Hergebruik van materialen is arbeidsintensiever dan gebruik van nieuw bouwmateriaal, maar de extra uren kunnen worden gedekt door de besparing aan materiaalkosten. Vaak creëert Gijs zelfs nog een extra uitdaging zoals het bouwen zonder afvalcontainer. Hierdoor moeten dus ook alle snijresten in het gebouw worden verwerkt. Dit vraagt om heel ander vakmanschap in het ontwerp én tijdens de bouw, maar levert hele bijzondere plekken met prachtige details op.

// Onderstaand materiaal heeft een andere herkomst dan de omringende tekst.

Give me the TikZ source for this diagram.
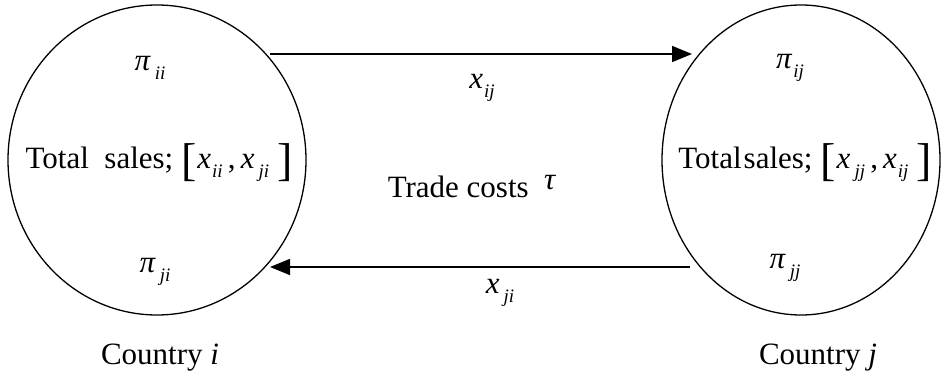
\documentclass[tikz,border=0pt]{standalone}
\usepackage{fontspec}
\setmainfont{Liberation Serif}
\usetikzlibrary{shapes.geometric,arrows.meta}
\newcommand{\vsub}[2]{\textit{#1}\kern1pt\raisebox{-9pt}{\fontsize{19}{19}\selectfont\textit{#2}}}
\newcommand{\bigbr}[1]{\raisebox{-7pt}{\fontsize{46}{46}\selectfont #1}}
\begin{document}
\begin{tikzpicture}[x=1pt,y=-1pt,
  country/.style={draw,ellipse,line width=1.3pt,inner sep=0pt},
  lbl/.style={inner sep=0pt,font=\fontsize{31}{36}\selectfont},
  flow/.style={line width=1.5pt,-{Triangle[length=20pt,width=16pt]}}]
\useasboundingbox (0,0) rectangle (941,387);
\node[country,minimum width=298pt,minimum height=310pt] (L) at (157,160) {};
\node[country,minimum width=278pt,minimum height=310pt] (R) at (801,160) {};
\node[lbl] (pii) at (150,68) {\vsub{π}{\,ii}};
\node[lbl] (pji) at (155,272) {\vsub{π}{\,ji}};
\node[lbl] (pij) at (790,68) {\vsub{π}{ij}};
\node[lbl] (pjj) at (785,268) {\vsub{π}{\,jj}};
\node[lbl] (tsl) at (159,163) {Total\ \ sales;\ \bigbr{[}\kern1pt\vsub{x}{ii}\,,\,\vsub{x}{\,ji}\ \bigbr{]}};
\node[lbl] (tsr) at (805,163) {Total\kern2pt sales;\ \bigbr{[}\kern1pt\vsub{x}{\,jj}\,,\,\vsub{x}{ij}\ \bigbr{]}};
\node[lbl] (tc) at (472,187) {Trade costs\ \ \raisebox{8pt}{\textit{τ}}};
\node[lbl] (xij) at (482,88) {\vsub{x}{ij}};
\node[lbl] (xji) at (500,293) {\vsub{x}{\,ji}};
\node[lbl] (ci) at (160,358) {Country \textit{i}};
\node[lbl] (cj) at (818,358) {Country \textit{j}};
\coordinate (a1) at (270,54);
\coordinate (a2) at (692,54);
\coordinate (b1) at (690,267);
\coordinate (b2) at (270,267);
\draw[flow] (a1) -- (a2);
\draw[flow] (b1) -- (b2);
\end{tikzpicture}
\end{document}
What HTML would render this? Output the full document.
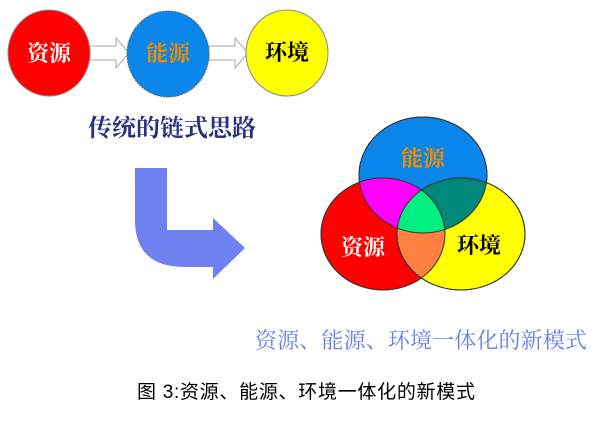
<!DOCTYPE html>
<html><head><meta charset="utf-8"><style>
html,body{margin:0;padding:0;background:#fff;width:600px;height:427px;overflow:hidden}
svg{display:block}
text{font-family:"Liberation Serif","Noto Serif CJK SC",serif}
</style></head><body>
<svg width="600" height="427" viewBox="0 0 600 427" xmlns="http://www.w3.org/2000/svg">
<defs>
<clipPath id="cR"><ellipse cx="383" cy="234" rx="62" ry="56"/></clipPath>
<clipPath id="cB"><ellipse cx="423" cy="175" rx="64" ry="58"/></clipPath>
<clipPath id="cY"><ellipse cx="461" cy="234" rx="64" ry="56"/></clipPath>
</defs>
<!-- top chain -->
<path d="M90,46 H116 V38 L129,53 L116,68 V60 H90 Z" fill="#fff" stroke="#aaa" stroke-width="1"/>
<path d="M209,46 H235 V38 L248,53 L235,68 V60 H209 Z" fill="#fff" stroke="#aaa" stroke-width="1"/>
<ellipse cx="49" cy="53" rx="41" ry="43" fill="#f00" stroke="#888" stroke-width="1"/>
<ellipse cx="168" cy="54" rx="41" ry="43" fill="#0a86ea" stroke="#666" stroke-width="1" stroke-dasharray="2,1"/>
<ellipse cx="287" cy="53" rx="41" ry="43" fill="#ff0" stroke="#888" stroke-width="1"/>
<text x="49" y="61" font-size="22" font-weight="bold" fill="#fff" text-anchor="middle">资源</text>
<text x="168" y="61" font-size="22" font-weight="bold" fill="#f08c00" text-anchor="middle">能源</text>
<text x="287" y="60" font-size="22" font-weight="bold" fill="#000" text-anchor="middle">环境</text>
<text x="172" y="136" font-size="24" font-weight="bold" fill="#2a3080" text-anchor="middle">传统的链式思路</text>
<!-- bent arrow -->
<path d="M135,168 H167 V230 H213 V218 L245,248 L213,279 V267 H185 Q135,267 135,220 Z" fill="#6f80f0"/>
<!-- venn -->
<ellipse cx="423" cy="175" rx="64" ry="58" fill="#0a86ea" stroke="#333" stroke-width="1"/>
<ellipse cx="383" cy="234" rx="62" ry="56" fill="#f00" stroke="#333" stroke-width="1"/>
<ellipse cx="461" cy="234" rx="64" ry="56" fill="#ff0" stroke="#333" stroke-width="1"/>
<g clip-path="url(#cR)"><ellipse cx="423" cy="175" rx="64" ry="58" fill="#f0f"/></g>
<g clip-path="url(#cY)"><ellipse cx="423" cy="175" rx="64" ry="58" fill="#00877a"/></g>
<g clip-path="url(#cY)"><ellipse cx="383" cy="234" rx="62" ry="56" fill="#ff8040"/></g>
<g clip-path="url(#cY)"><g clip-path="url(#cB)"><ellipse cx="383" cy="234" rx="62" ry="56" fill="#00ef80"/></g></g>
<ellipse cx="423" cy="175" rx="64" ry="58" fill="none" stroke="#333" stroke-width="1"/>
<ellipse cx="383" cy="234" rx="62" ry="56" fill="none" stroke="#333" stroke-width="1"/>
<ellipse cx="461" cy="234" rx="64" ry="56" fill="none" stroke="#333" stroke-width="1"/>
<text x="423" y="166" font-size="22" font-weight="bold" fill="#f08c00" text-anchor="middle">能源</text>
<text x="363" y="255" font-size="22" font-weight="bold" fill="#fff" text-anchor="middle">资源</text>
<text x="479" y="253" font-size="22" font-weight="bold" fill="#000" text-anchor="middle">环境</text>
<text x="421" y="348" font-size="22" fill="#6a7ee8" text-anchor="middle" textLength="332" lengthAdjust="spacing">资源、能源、环境一体化的新模式</text>
<text x="306" y="398" font-size="19" fill="#000" text-anchor="middle" textLength="338" lengthAdjust="spacing" style="font-family:'Liberation Sans','Noto Sans CJK SC',sans-serif">图 3:资源、能源、环境一体化的新模式</text>
</svg>
</body></html>
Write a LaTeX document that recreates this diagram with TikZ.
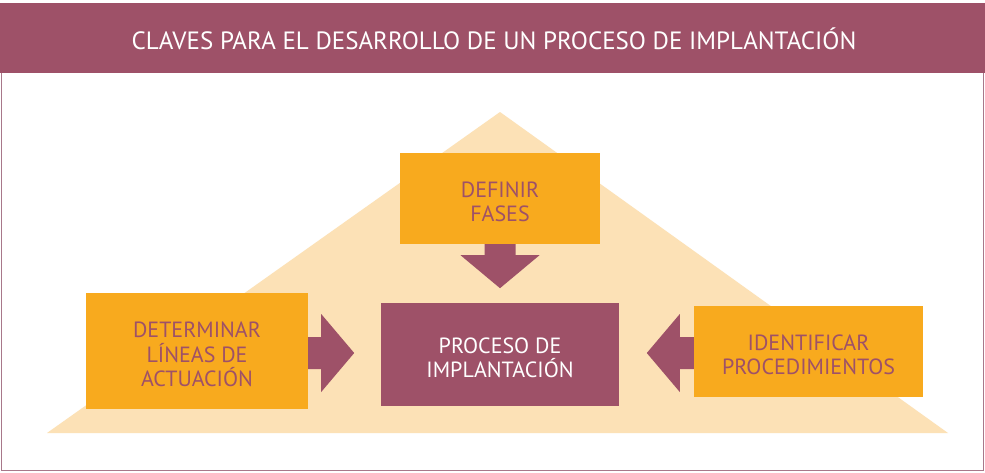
\documentclass[tikz,border=0pt]{standalone}
\usepackage{fontspec}
\setmainfont{PT Sans}
\begin{document}
\definecolor{plum}{HTML}{9E5168}
\definecolor{amber}{HTML}{F8AA1E}
\definecolor{sand}{HTML}{FCE1B6}
\definecolor{framec}{HTML}{A8788A}
\begin{tikzpicture}[x=1pt,y=-1pt,
  orangebox/.style={fill=amber,draw=none,inner sep=0pt},
  plumbox/.style={fill=plum,draw=none,inner sep=0pt},
  orangetext/.style={inner sep=0pt,align=center,font=\fontsize{22}{24.5}\selectfont,text=plum,yshift=-3.5pt},
  plumtext/.style={inner sep=0pt,align=center,font=\fontsize{22}{24}\selectfont,text=white,yshift=-3.5pt},
  blockarrow/.style={fill=plum,draw=none}]
\useasboundingbox (0,0) rectangle (985,472);
\fill[white] (0,0) rectangle (985,472);
% frame and header
\draw[framec,line width=1pt] (1,3) rectangle (983.5,470.5);
\fill[plum] (0,3) rectangle (985,73);
\node[text=white,font=\fontsize{25}{27}\selectfont,anchor=base,inner sep=0pt] (title) at (494,49) {CLAVES PARA EL DESARROLLO DE UN PROCESO DE IMPLANTACIÓN};
% background triangle
\fill[sand] (47,433) -- (500,112) -- (948,433) -- cycle;
% boxes
\node[orangebox,minimum width=200pt,minimum height=91pt] (fases) at (500,198.5) {};
\node[plumbox,minimum width=238pt,minimum height=103pt] (proceso) at (500,354.5) {};
\node[orangebox,minimum width=222pt,minimum height=116pt] (lineas) at (197,351) {};
\node[orangebox,minimum width=229pt,minimum height=91pt] (proced) at (808.5,351.5) {};
\node[orangetext] (fasesT) at (fases.center) {DEFINIR\\FASES};
\node[plumtext] (procesoT) at (proceso.center) {PROCESO DE\\IMPLANTACIÓN};
\node[orangetext] (lineasT) at (lineas.center) {DETERMINAR\\LÍNEAS DE\\ACTUACIÓN};
\node[orangetext] (procedT) at (proced.center) {IDENTIFICAR\\PROCEDIMIENTOS};
% block arrows
\fill[blockarrow] (fases.south) ++(-15.5,0) -- ++(0,11) -- ++(-24,0) -- ++(39.5,33) -- ++(39.5,-33) -- ++(-24,0) -- ++(0,-11) -- cycle;
\fill[blockarrow] (lineas.east) ++(0,-14) -- ++(13,0) -- ++(0,-23) -- ++(33,39) -- ++(-33,39) -- ++(0,-23) -- ++(-13,0) -- cycle;
\fill[blockarrow] (proced.west) ++(0,-14.5) -- ++(-14,0) -- ++(0,-23) -- ++(-33,39) -- ++(33,39) -- ++(0,-23) -- ++(14,0) -- cycle;
\end{tikzpicture}
\end{document}
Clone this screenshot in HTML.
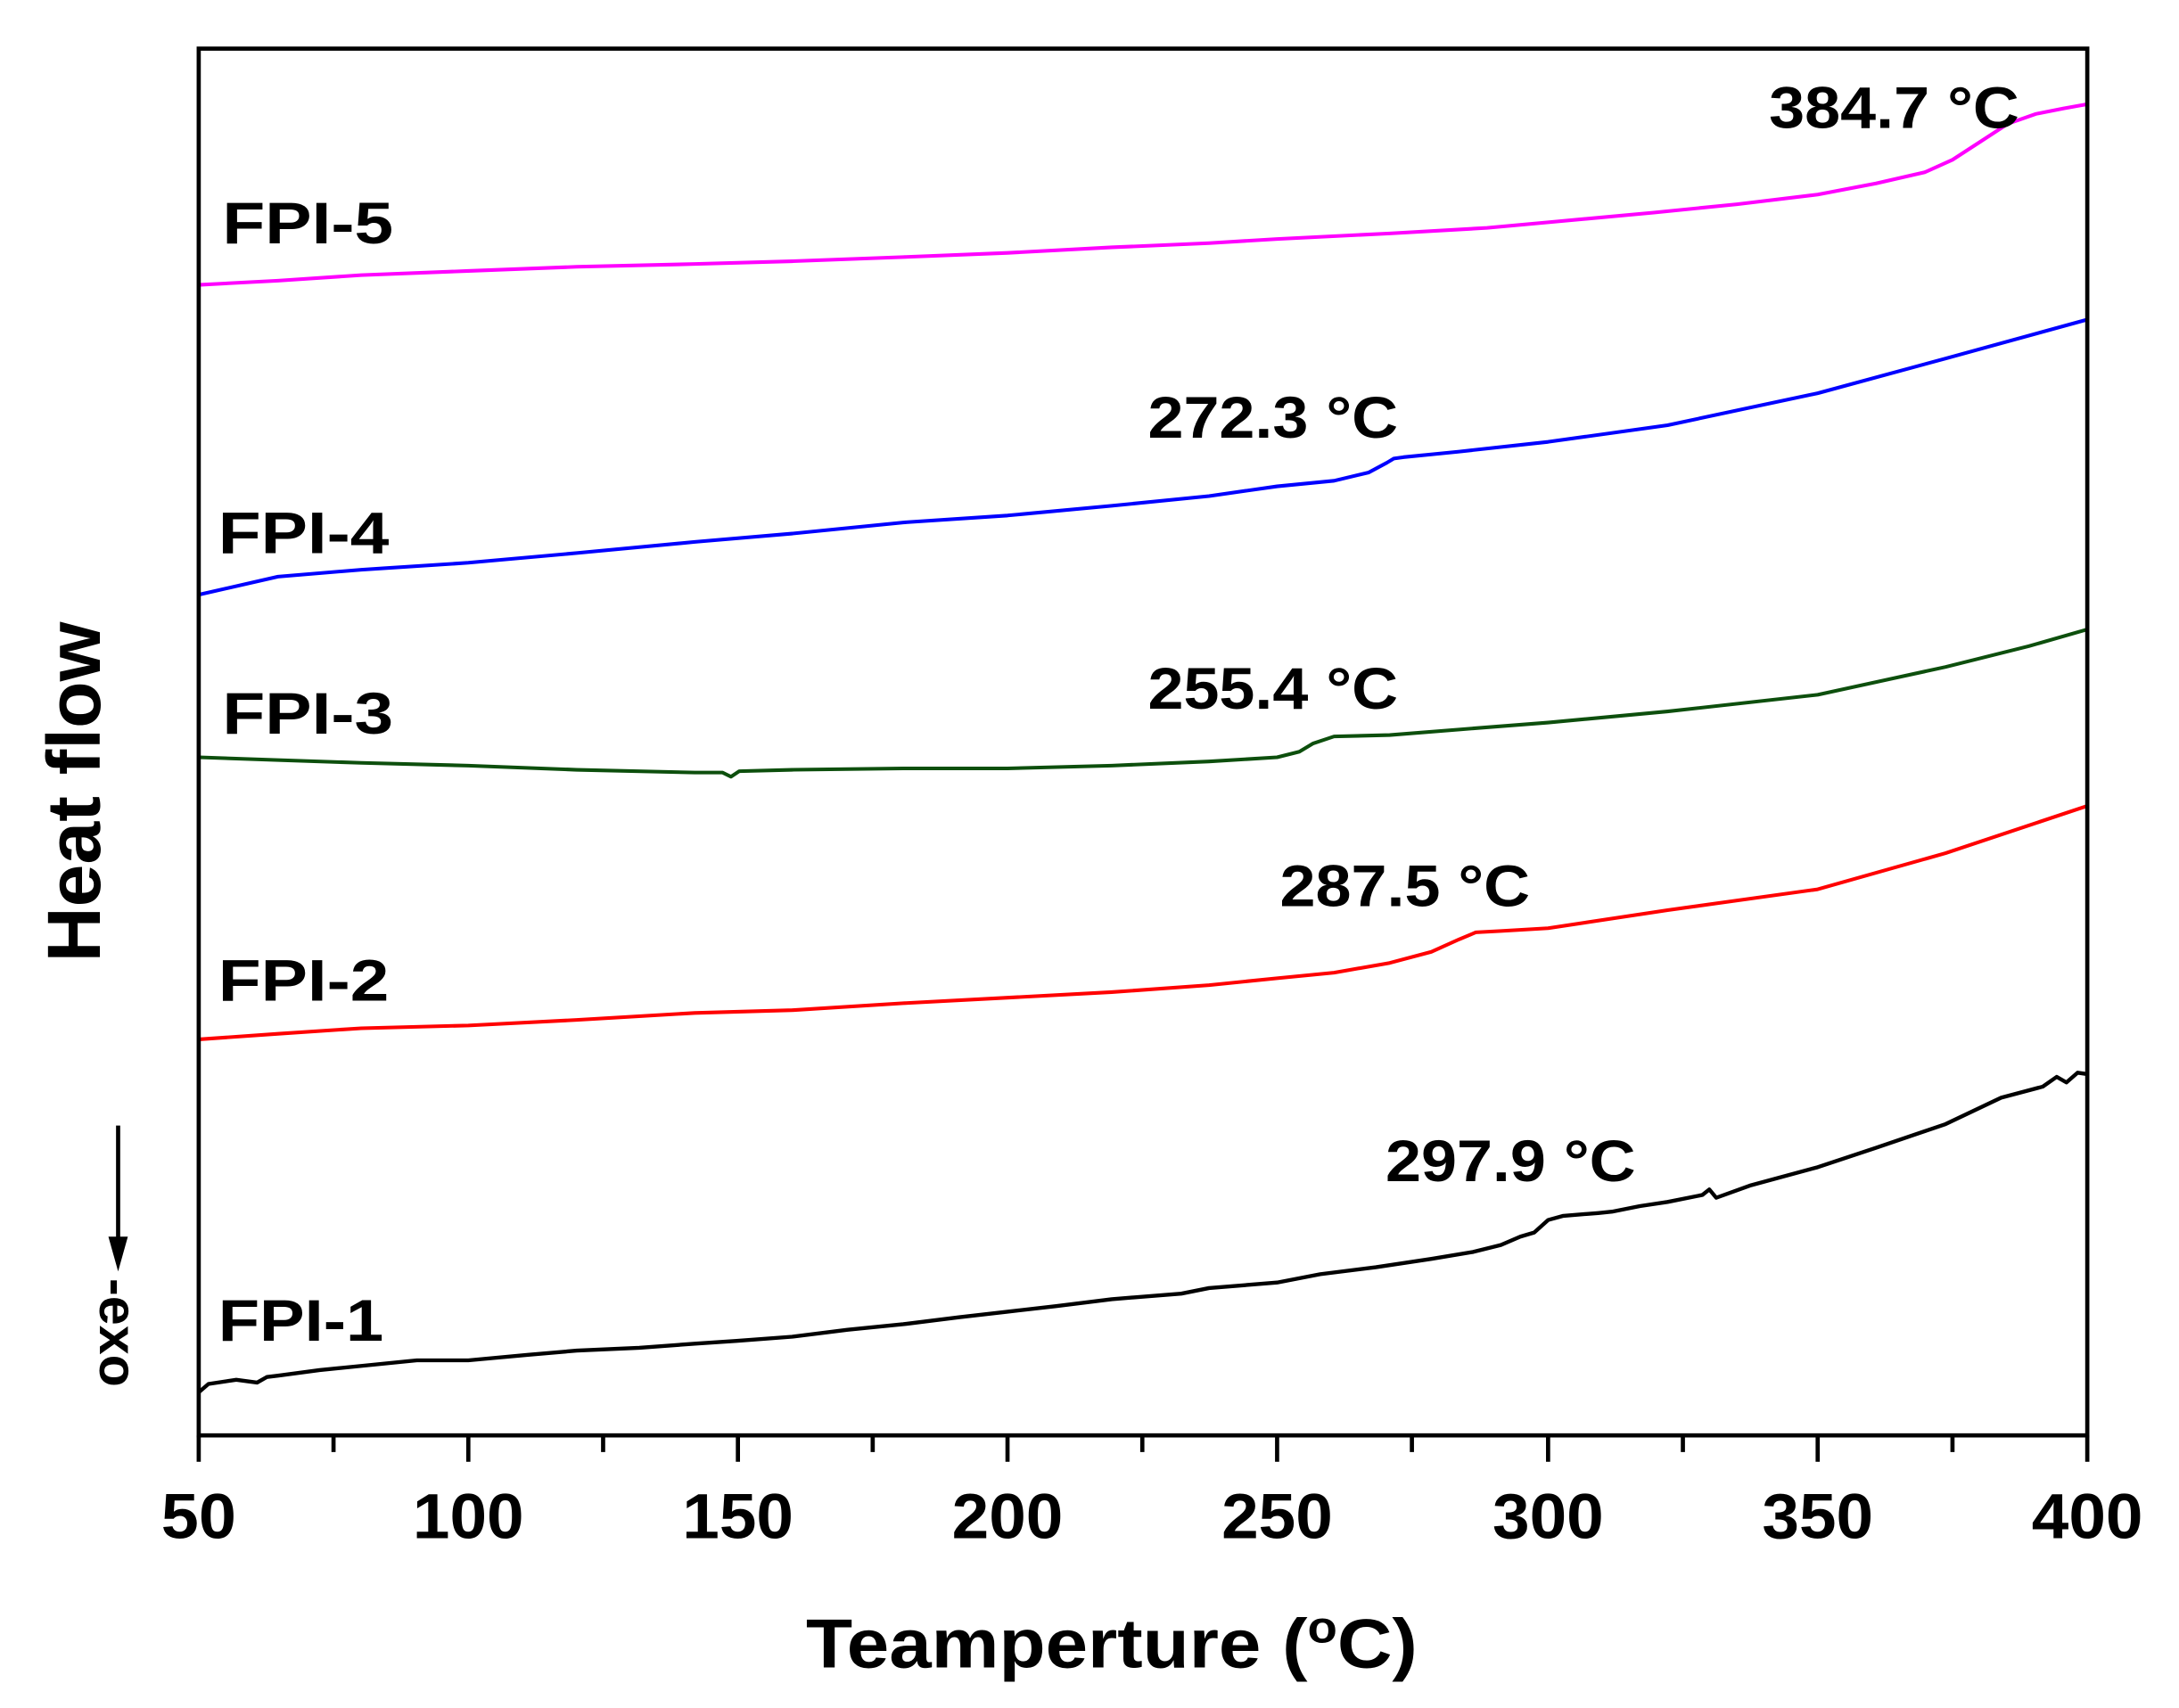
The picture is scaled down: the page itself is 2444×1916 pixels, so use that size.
<!DOCTYPE html>
<html><head><meta charset="utf-8"><style>
html,body{margin:0;padding:0;background:#fff;}
svg{display:block;}
text{font-family:"Liberation Sans",Arial,sans-serif;font-weight:bold;fill:#000;}
</style></head><body>
<svg width="2444" height="1916" viewBox="0 0 1568 1229.2" preserveAspectRatio="none" xmlns="http://www.w3.org/2000/svg">
<rect width="1568" height="1230" fill="#fff"/>
<g fill="none" stroke-width="2.6" stroke-linejoin="round">
<polyline stroke="#ff00ff" points="143,205 200,202 260,198 337,195 415,192 500,190 570,188 650,185 725,182 800,178 870,175 919,172 1000,168 1070,164 1114,160 1190,153 1250,147 1308,140 1350,132 1385,124 1405,115 1425,102 1445,89 1465,82 1485,78 1502,75"/>
<polyline stroke="#0000ff" points="143,428 200,415 260,410 337,405 415,398 500,390 570,384 650,376 725,371 800,364 870,357 919,350 960,346 985,340 998,333 1003,330 1010,329 1050,325 1114,318 1200,306 1308,283 1400,258 1502,230"/>
<polyline stroke="#0d4f0d" points="143,545 200,547 260,549 337,551 415,554 500,556 520,556 526,559 532,555 570,554 650,553 725,553 800,551 870,548 919,545 935,541 945,535 960,530 1000,529 1050,525 1114,520 1200,512 1308,500 1400,480 1460,465 1502,453"/>
<polyline stroke="#ff0000" points="143,748 200,744 260,740 337,738 415,734 500,729 570,727 650,722 725,718 800,714 870,709 919,704 960,700 1000,693 1030,685 1050,676 1062,671 1080,670 1114,668 1200,655 1308,640 1400,614 1502,580"/>
<polyline stroke="#000000" stroke-width="2.8" points="143,1002 150,996 170,993 185,995 192,991 200,990 230,986 260,983 300,979 337,979 380,975 415,972 460,970 500,967 530,965 570,962 610,957 650,953 690,948 725,944 760,940 800,935 850,931 870,927 919,923 950,917 990,912 1030,906 1060,901 1080,896 1094,890 1104,887 1114,878 1125,875 1150,873 1160,872 1180,868 1200,865 1225,860 1230,856 1235,862 1260,853 1308,840 1350,826 1400,809 1440,790 1470,782 1480,775 1487,779 1495,772 1502,773"/>
</g>
<rect x="143" y="35" width="1359" height="998" fill="none" stroke="#000" stroke-width="3"/>
<g stroke="#000" stroke-width="3">
<line x1="143" y1="1033" x2="143" y2="1052"/><line x1="337" y1="1033" x2="337" y2="1052"/><line x1="531" y1="1033" x2="531" y2="1052"/><line x1="725" y1="1033" x2="725" y2="1052"/><line x1="919" y1="1033" x2="919" y2="1052"/><line x1="1114" y1="1033" x2="1114" y2="1052"/><line x1="1308" y1="1033" x2="1308" y2="1052"/><line x1="1502" y1="1033" x2="1502" y2="1052"/>
<line x1="240" y1="1033" x2="240" y2="1045"/><line x1="434" y1="1033" x2="434" y2="1045"/><line x1="628" y1="1033" x2="628" y2="1045"/><line x1="822" y1="1033" x2="822" y2="1045"/><line x1="1016" y1="1033" x2="1016" y2="1045"/><line x1="1211" y1="1033" x2="1211" y2="1045"/><line x1="1405" y1="1033" x2="1405" y2="1045"/>
</g>
<g font-size="46" text-anchor="middle">
<text x="143" y="1107" textLength="54" lengthAdjust="spacingAndGlyphs">50</text>
<text x="337" y="1107" textLength="80" lengthAdjust="spacingAndGlyphs">100</text>
<text x="531" y="1107" textLength="80" lengthAdjust="spacingAndGlyphs">150</text>
<text x="725" y="1107" textLength="80" lengthAdjust="spacingAndGlyphs">200</text>
<text x="919" y="1107" textLength="80" lengthAdjust="spacingAndGlyphs">250</text>
<text x="1114" y="1107" textLength="80" lengthAdjust="spacingAndGlyphs">300</text>
<text x="1308" y="1107" textLength="80" lengthAdjust="spacingAndGlyphs">350</text>
<text x="1502" y="1107" textLength="80" lengthAdjust="spacingAndGlyphs">400</text>
</g>
<text x="800" y="1200" font-size="50" text-anchor="middle" textLength="440" lengthAdjust="spacingAndGlyphs">Teamperture (<tspan font-size="32" dy="-18">o</tspan><tspan dy="18">C)</tspan></text>
<text transform="translate(72,570) rotate(-90)" font-size="54" text-anchor="middle" textLength="245" lengthAdjust="spacingAndGlyphs">Heat flow</text>
<line x1="85" y1="810" x2="85" y2="895" stroke="#000" stroke-width="3"/>
<polygon points="78,890 92,890 85,915" fill="#000"/>
<text transform="translate(72,920) rotate(90)" font-size="38">-exo</text>
<g font-size="42">
<text x="160" y="175" textLength="123" lengthAdjust="spacingAndGlyphs">FPI-5</text>
<text x="157" y="398" textLength="123" lengthAdjust="spacingAndGlyphs">FPI-4</text>
<text x="160" y="528" textLength="123" lengthAdjust="spacingAndGlyphs">FPI-3</text>
<text x="157" y="720" textLength="123" lengthAdjust="spacingAndGlyphs">FPI-2</text>
<text x="157" y="965" textLength="119" lengthAdjust="spacingAndGlyphs">FPI-1</text>
</g>
<g font-size="42">
<text x="1273" y="92" textLength="180" lengthAdjust="spacingAndGlyphs">384.7 °C</text>
<text x="826" y="315" textLength="180" lengthAdjust="spacingAndGlyphs">272.3 °C</text>
<text x="826" y="510" textLength="180" lengthAdjust="spacingAndGlyphs">255.4 °C</text>
<text x="921" y="652" textLength="180" lengthAdjust="spacingAndGlyphs">287.5 °C</text>
<text x="997" y="850" textLength="180" lengthAdjust="spacingAndGlyphs">297.9 °C</text>
</g>
</svg>
</body></html>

En de bijzondere plekken, dáár gaat het natuurlijk om. Aangezien de locaties waar hij aan de slag gaat altijd moeilijk zijn, start elk project met een grondig onderzoek. Dit betekent uitgebreid op de plek zijn, de mensen spreken en hun bij het project betrekken. Diepgaand kennis opdoen, draagvlak creëren; dit zijn heel belangrijke stappen voorafgaand aan het ontwerp. Daarnaast is dit ook het moment waarin zich bijzondere kansen voor kunnen doen.

Om bijvoorbeeld het hout voor de kolommen van BRET te verkrijgen is contact met Staatsbosbeheer gelegd. Vervolgens zijn tijdens een gezamenlijke wandeling door het gebied de juiste bomen aangewezen. Of deze wandeling of de gesprekken met de mensen de inspiratie waren is niet duidelijk, maar één van de mooie bijkomende resultaten van het project was de aanleg van een wandelroute tussen het paviljoen en het naburige natuurgebied. Het paviljoen is niet alleen een plek voor cultuur en ontmoeting, maar legt ook een verbinding tussen de werkende mensen in de kantoren, het natuurgebied en de omringende woonwijken.

Door containers opnieuw te stapelen, een nieuw pad aan te leggen en zoveel mogelijk groen op een betonnen plein te introduceren is een spannende plek van betekenis ontstaan.

Is deze aanpak ook kansrijk in Groningen en Drenthe? Zeker. Ook in de minder dichtbevolkte gebieden van Nederland zijn er ‘moeilijke’ plekken die met de creativiteit van een uitvinder, beschikbaar bouwmateriaal voor hergebruik en betrokken mensen tot een spannende nieuwe plek getransformeerd kunnen worden.

Kan je dan niet gewoon de lastige plekken met mooie nieuwe materialen een nieuwe betekenis geven? In principe kan dat natuurlijk. Maar de toekomst ligt in het circulair bouwen. We weten dat er niet oneindig veel grondstoffen en energie tot onze beschikking staan. De bouw is nu nog één van de grootverbruikers. Dat gaat als het aan de overheid ligt in de komende 10 jaar veranderen; in 2030 moet 50 procent van de economie circulair zijn. Dus ook de bouw. Een mooie bijkomende winst kan juist het arbeidsintensieve bouwen voor gebieden met weinig werkgelegenheid zijn. Laten we daarom hiermee aan de slag gaan en snel de nodige ervaring opdoen.